__STATED TASK__:
Return exactly, and only, the lines from the one holding "What React, TypeScript" through the one holding "const fmt = (v: number)", both included; the pictures stay out.
********************
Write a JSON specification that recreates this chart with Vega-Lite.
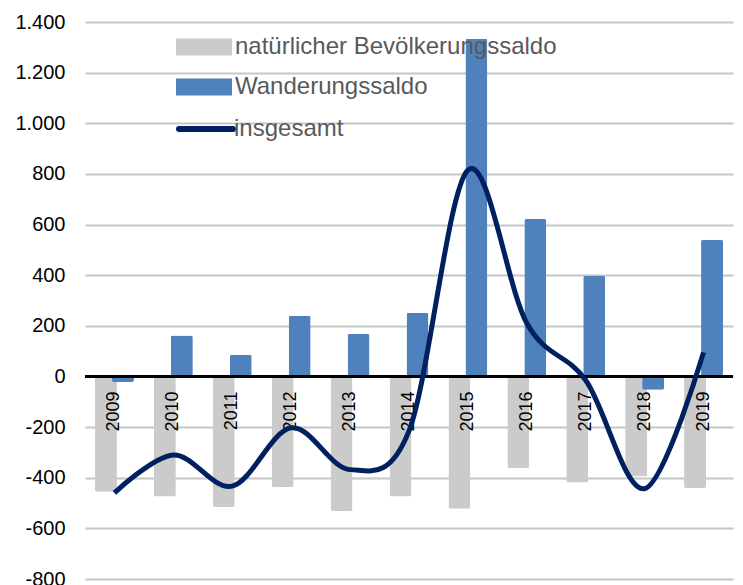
{
  "$schema": "https://vega.github.io/schema/vega-lite/v6.json",
  "autosize": "none",
  "width": 648,
  "height": 557,
  "padding": {"left": 85, "top": 22, "right": 10, "bottom": 6},
  "background": "white",
  "config": {
    "font": "Liberation Sans",
    "view": {"stroke": null}
  },
  "data": {
    "values": [
      {"Jahr": "2009", "Reihe": "natürlicher Bevölkerungssaldo", "Wert": -455},
      {"Jahr": "2010", "Reihe": "natürlicher Bevölkerungssaldo", "Wert": -474},
      {"Jahr": "2011", "Reihe": "natürlicher Bevölkerungssaldo", "Wert": -516},
      {"Jahr": "2012", "Reihe": "natürlicher Bevölkerungssaldo", "Wert": -437},
      {"Jahr": "2013", "Reihe": "natürlicher Bevölkerungssaldo", "Wert": -531},
      {"Jahr": "2014", "Reihe": "natürlicher Bevölkerungssaldo", "Wert": -474},
      {"Jahr": "2015", "Reihe": "natürlicher Bevölkerungssaldo", "Wert": -523},
      {"Jahr": "2016", "Reihe": "natürlicher Bevölkerungssaldo", "Wert": -362},
      {"Jahr": "2017", "Reihe": "natürlicher Bevölkerungssaldo", "Wert": -419},
      {"Jahr": "2018", "Reihe": "natürlicher Bevölkerungssaldo", "Wert": -395},
      {"Jahr": "2019", "Reihe": "natürlicher Bevölkerungssaldo", "Wert": -441},
      {"Jahr": "2009", "Reihe": "Wanderungssaldo", "Wert": -22},
      {"Jahr": "2010", "Reihe": "Wanderungssaldo", "Wert": 162},
      {"Jahr": "2011", "Reihe": "Wanderungssaldo", "Wert": 86},
      {"Jahr": "2012", "Reihe": "Wanderungssaldo", "Wert": 240},
      {"Jahr": "2013", "Reihe": "Wanderungssaldo", "Wert": 168},
      {"Jahr": "2014", "Reihe": "Wanderungssaldo", "Wert": 251},
      {"Jahr": "2015", "Reihe": "Wanderungssaldo", "Wert": 1334},
      {"Jahr": "2016", "Reihe": "Wanderungssaldo", "Wert": 622},
      {"Jahr": "2017", "Reihe": "Wanderungssaldo", "Wert": 398},
      {"Jahr": "2018", "Reihe": "Wanderungssaldo", "Wert": -53},
      {"Jahr": "2019", "Reihe": "Wanderungssaldo", "Wert": 540},
      {"Jahr": "2009", "Reihe": "insgesamt", "Wert": -460},
      {"Jahr": "2010", "Reihe": "insgesamt", "Wert": -310},
      {"Jahr": "2011", "Reihe": "insgesamt", "Wert": -433},
      {"Jahr": "2012", "Reihe": "insgesamt", "Wert": -203},
      {"Jahr": "2013", "Reihe": "insgesamt", "Wert": -368},
      {"Jahr": "2014", "Reihe": "insgesamt", "Wert": -215},
      {"Jahr": "2015", "Reihe": "insgesamt", "Wert": 815},
      {"Jahr": "2016", "Reihe": "insgesamt", "Wert": 210},
      {"Jahr": "2017", "Reihe": "insgesamt", "Wert": -15},
      {"Jahr": "2018", "Reihe": "insgesamt", "Wert": -443},
      {"Jahr": "2019", "Reihe": "insgesamt", "Wert": 95}
    ]
  },
  "encoding": {
    "x": {"field": "Jahr", "type": "nominal", "axis": null, "scale": {"type": "band", "paddingInner": 0, "paddingOuter": 0}},
    "y": {
      "field": "Wert", "type": "quantitative",
      "scale": {"domain": [-800, 1400], "nice": false, "zero": false},
      "axis": {
        "title": null, "values": [-800, -600, -400, -200, 0, 200, 400, 600, 800, 1000, 1200, 1400],
        "domain": false, "ticks": false, "grid": true, "gridColor": "#c6c6c6", "gridWidth": 2,
        "labelFontSize": 20, "labelColor": "#000000", "labelPadding": 20,
        "labelExpr": "replace(replace(format(datum.value, ','), ',', '.'), '\u2212', '-')"
      }
    }
  },
  "layer": [
    {
      "transform": [{"filter": "datum.Reihe === 'natürlicher Bevölkerungssaldo'"}],
      "mark": {"type": "bar", "width": 22, "xOffset": -8.5, "cornerRadius": 2},
      "encoding": {
        "color": {
          "field": "Reihe", "type": "nominal",
          "scale": {"domain": ["natürlicher Bevölkerungssaldo", "Wanderungssaldo"], "range": ["#cbcbcb", "#4f81bd"]},
          "legend": {
            "title": null, "orient": "none", "legendX": 91, "legendY": -3, "padding": 0,
            "symbolType": "M-1,-0.3H1V0.3H-1Z", "symbolSize": 3136, "symbolStrokeWidth": 0,
            "labelFontSize": 24, "labelColor": "#595959", "labelOffset": 3, "rowPadding": -13,
            "labelLimit": 500
          }
        }
      }
    },
    {
      "transform": [{"filter": "datum.Reihe === 'Wanderungssaldo'"}],
      "mark": {"type": "bar", "width": 22, "xOffset": 8.5, "cornerRadius": 2},
      "encoding": {
        "color": {"field": "Reihe", "type": "nominal"}
      }
    },
    {
      "mark": {"type": "rule", "color": "#000000", "strokeWidth": 2.5},
      "encoding": {"y": {"datum": 0}, "x": null}
    },
    {
      "transform": [{"filter": "datum.Reihe === 'Wanderungssaldo'"}],
      "mark": {"type": "text", "angle": 270, "align": "right", "baseline": "middle", "dx": -15, "fontSize": 18, "color": "#000000"},
      "encoding": {"y": {"datum": 0}, "text": {"field": "Jahr"}}
    },
    {
      "transform": [{"filter": "datum.Reihe === 'insgesamt'"}],
      "mark": {"type": "line", "strokeWidth": 5, "interpolate": "cardinal"},
      "encoding": {
        "stroke": {
          "datum": "insgesamt",
          "scale": {"range": ["#002060"]},
          "legend": {
            "title": null, "orient": "none", "legendX": 91, "legendY": 77, "padding": 0,
            "symbolType": "M-1,0H1", "symbolSize": 2916, "symbolStrokeWidth": 6,
            "labelFontSize": 24, "labelColor": "#595959", "labelOffset": -2,
            "encode": {"symbols": {"update": {"strokeCap": {"value": "round"}}}}
          }
        }
      }
    }
  ]
}
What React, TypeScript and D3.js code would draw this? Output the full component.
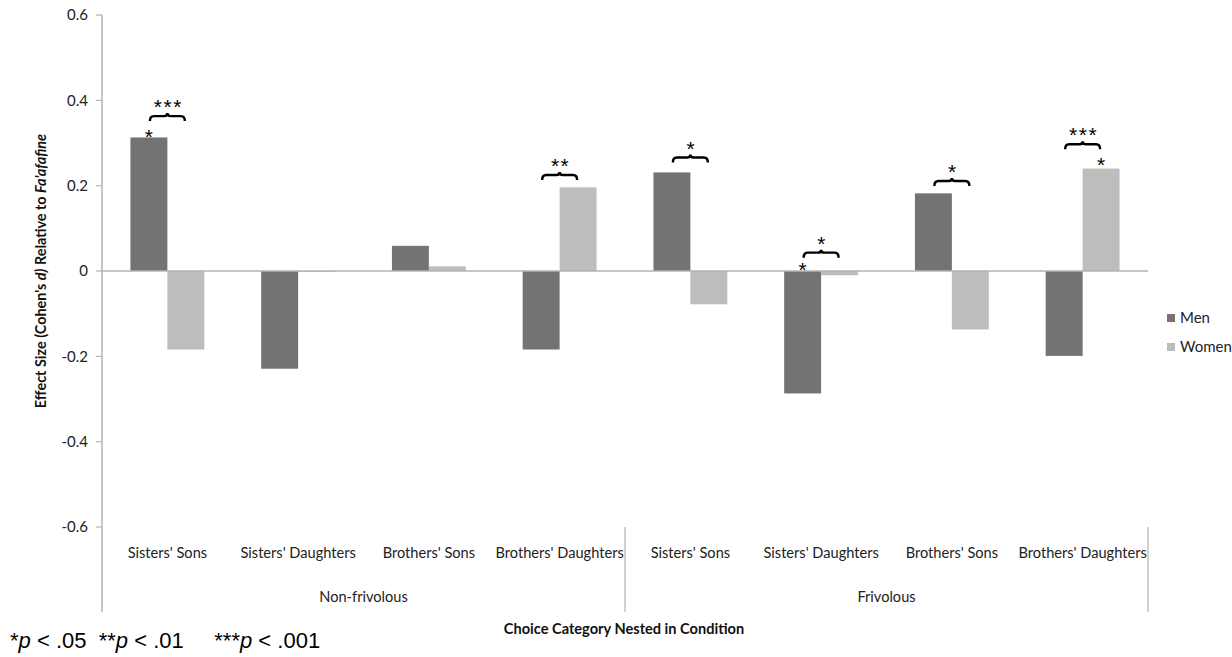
import React from "react";
import * as d3 from "d3";

const categories = ["Sisters' Sons", "Sisters' Daughters", "Brothers' Sons", "Brothers' Daughters", "Sisters' Sons", "Sisters' Daughters", "Brothers' Sons", "Brothers' Daughters"];
const groups = ["Non-frivolous", "Frivolous"];
const series = ["Men", "Women"];
const menValues = [0.313, -0.229, 0.059, -0.184, 0.231, -0.287, 0.182, -0.199];
const womenValues = [-0.184, -0.002, 0.011, 0.196, -0.078, -0.010, -0.137, 0.240];
const yTicks = [-0.6, -0.4, -0.2, 0, 0.2, 0.4, 0.6];
const colors = ["#737373", "#bdbdbd"];
// brackets comparing men vs women: category index, stars, level (data units)
const bracketCats = [0, 3, 4, 5, 6, 7];
const bracketStars = ["***", "**", "*", "*", "*", "***"];
const bracketLevels = [0.363, 0.225, 0.266, 0.043, 0.211, 0.297];
// single-bar markers: category index, series index, level (data units)
const markCats = [0, 5, 7];
const markSeries = [0, 0, 1];
const markLevels = [0.323, 0.012, 0.258];

const W = 1232, H = 657;
const left = 102, right = 1148, top = 15, bottom = 527;
const font = "Lato, 'Open Sans', sans-serif";
const starFont = "'Liberation Sans', Arial, sans-serif";

export default function App() {
  const x = d3.scaleBand<number>().domain(d3.range(categories.length)).range([left, right]);
  const bw = x.bandwidth();
  const xs = d3.scaleBand<string>().domain(series).range([0, bw]).paddingOuter(0.77);
  const y = d3.scaleLinear().domain([-0.6, 0.6]).range([bottom, top]);
  const data = [menValues, womenValues];
  const fmt = (v: number) => (v === 0 ? "0" : v.toFixed(1));

  const bracketPath = (cx: number, yy: number) => {
    const h = 17.5;
    const x1 = cx - h, x2 = cx + h;
    return `M${x1},${yy + 5} Q${x1},${yy} ${x1 + 4},${yy} L${cx - 3},${yy} Q${cx},${yy} ${cx},${yy - 3} Q${cx},${yy} ${cx + 3},${yy} L${x2 - 4},${yy} Q${x2},${yy} ${x2},${yy + 5}`;
  };

  return (
    <svg width={W} height={H} style={{ position: "absolute", left: 0, top: 0, background: "#fff" }} fontFamily={font}>
      {/* bars */}
      {data.map((vals, si) =>
        vals.map((v, i) => {
          const bx = (x(i) as number) + (xs(series[si]) as number);
          const y0 = y(0), y1 = y(v);
          return (
            <rect key={`b${si}-${i}`} x={bx} y={Math.min(y0, y1)} width={xs.bandwidth()} height={Math.max(Math.abs(y1 - y0), 0.8)} fill={colors[si]} />
          );
        })
      )}
      {/* zero line */}
      <line x1={left} x2={right} y1={y(0)} y2={y(0)} stroke="#b3b3b3" strokeWidth={1.5} />
      {/* y axis */}
      <line x1={left} x2={left} y1={top} y2={612} stroke="#b3b3b3" strokeWidth={1.5} />
      {yTicks.map((t) => (
        <g key={t}>
          <line x1={left - 6} x2={left} y1={y(t)} y2={y(t)} stroke="#b3b3b3" strokeWidth={1.2} />
          <text x={88} y={y(t)} dy="0.35em" textAnchor="end" fontSize={15} fill="#222">{fmt(t)}</text>
        </g>
      ))}
      {/* group separators */}
      {[4, 8].map((k) => {
        const sx = left + bw * k;
        return <line key={k} x1={sx} x2={sx} y1={bottom} y2={612} stroke="#b3b3b3" strokeWidth={1.2} />;
      })}
      {/* category labels */}
      {categories.map((c, i) => (
        <text key={`c${i}`} x={(x(i) as number) + bw / 2} y={558} textAnchor="middle" fontSize={14.6} fill="#222">{c}</text>
      ))}
      {groups.map((g, gi) => (
        <text key={g} x={left + bw * (gi * 4 + 2)} y={602} textAnchor="middle" fontSize={14.6} fill="#222">{g}</text>
      ))}
      {/* axis titles */}
      <text x={624} y={634} textAnchor="middle" fontSize={14.6} fontWeight="bold" fill="#111">Choice Category Nested in Condition</text>
      <text transform={`translate(46,${y(0)}) rotate(-90)`} textAnchor="middle" fontSize={14.4} fontWeight="bold" fill="#111">
        Effect Size (Cohen's <tspan fontStyle="italic">d)</tspan> Relative to <tspan fontStyle="italic">Fa'afafine</tspan>
      </text>
      {/* brackets */}
      {bracketCats.map((ci, k) => {
        const cx = (x(ci) as number) + bw / 2;
        const yy = y(bracketLevels[k]);
        return (
          <g key={`br${k}`}>
            <path d={bracketPath(cx, yy)} fill="none" stroke="#000" strokeWidth={2.4} />
            <text x={cx + 1} y={yy - 2} textAnchor="middle" fontSize={21} fontFamily={starFont} letterSpacing={1.5}>{bracketStars[k]}</text>
          </g>
        );
      })}
      {markCats.map((ci, k) => {
        const bx = (x(ci) as number) + (xs(series[markSeries[k]]) as number) + xs.bandwidth() / 2;
        return (
          <text key={`m${k}`} x={bx} y={y(markLevels[k]) + 11} textAnchor="middle" fontSize={21} fontFamily={starFont}>*</text>
        );
      })}
      {/* legend */}
      {series.map((s, si) => (
        <g key={s} transform={`translate(1167,${314 + si * 29})`}>
          <rect width={8} height={8} fill={colors[si]} />
          <text x={13} y={9} fontSize={15} fill="#222">{s}</text>
        </g>
      ))}
      {/* footnote */}
      <text x={10} y={648} fontSize={22} fontFamily={starFont} fill="#000" xmlSpace="preserve">
        *<tspan fontStyle="italic">p</tspan> {"< .05  **"}<tspan fontStyle="italic">p</tspan>{" < .01     ***"}<tspan fontStyle="italic">p</tspan>{" < .001"}
      </text>
    </svg>
  );
}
********************
__ANSWER TO THIS EXERCISE__:
What React, TypeScript and D3.js code would draw this? Output the full component.
import React from "react";
import * as d3 from "d3";

const categories = ["Sisters' Sons", "Sisters' Daughters", "Brothers' Sons", "Brothers' Daughters", "Sisters' Sons", "Sisters' Daughters", "Brothers' Sons", "Brothers' Daughters"];
const groups = ["Non-frivolous", "Frivolous"];
const series = ["Men", "Women"];
const menValues = [0.313, -0.229, 0.059, -0.184, 0.231, -0.287, 0.182, -0.199];
const womenValues = [-0.184, -0.002, 0.011, 0.196, -0.078, -0.010, -0.137, 0.240];
const yTicks = [-0.6, -0.4, -0.2, 0, 0.2, 0.4, 0.6];
const colors = ["#737373", "#bdbdbd"];
// brackets comparing men vs women: category index, stars, level (data units)
const bracketCats = [0, 3, 4, 5, 6, 7];
const bracketStars = ["***", "**", "*", "*", "*", "***"];
const bracketLevels = [0.363, 0.225, 0.266, 0.043, 0.211, 0.297];
// single-bar markers: category index, series index, level (data units)
const markCats = [0, 5, 7];
const markSeries = [0, 0, 1];
const markLevels = [0.323, 0.012, 0.258];

const W = 1232, H = 657;
const left = 102, right = 1148, top = 15, bottom = 527;
const font = "Lato, 'Open Sans', sans-serif";
const starFont = "'Liberation Sans', Arial, sans-serif";

export default function App() {
  const x = d3.scaleBand<number>().domain(d3.range(categories.length)).range([left, right]);
  const bw = x.bandwidth();
  const xs = d3.scaleBand<string>().domain(series).range([0, bw]).paddingOuter(0.77);
  const y = d3.scaleLinear().domain([-0.6, 0.6]).range([bottom, top]);
  const data = [menValues, womenValues];
  const fmt = (v: number) => (v === 0 ? "0" : v.toFixed(1));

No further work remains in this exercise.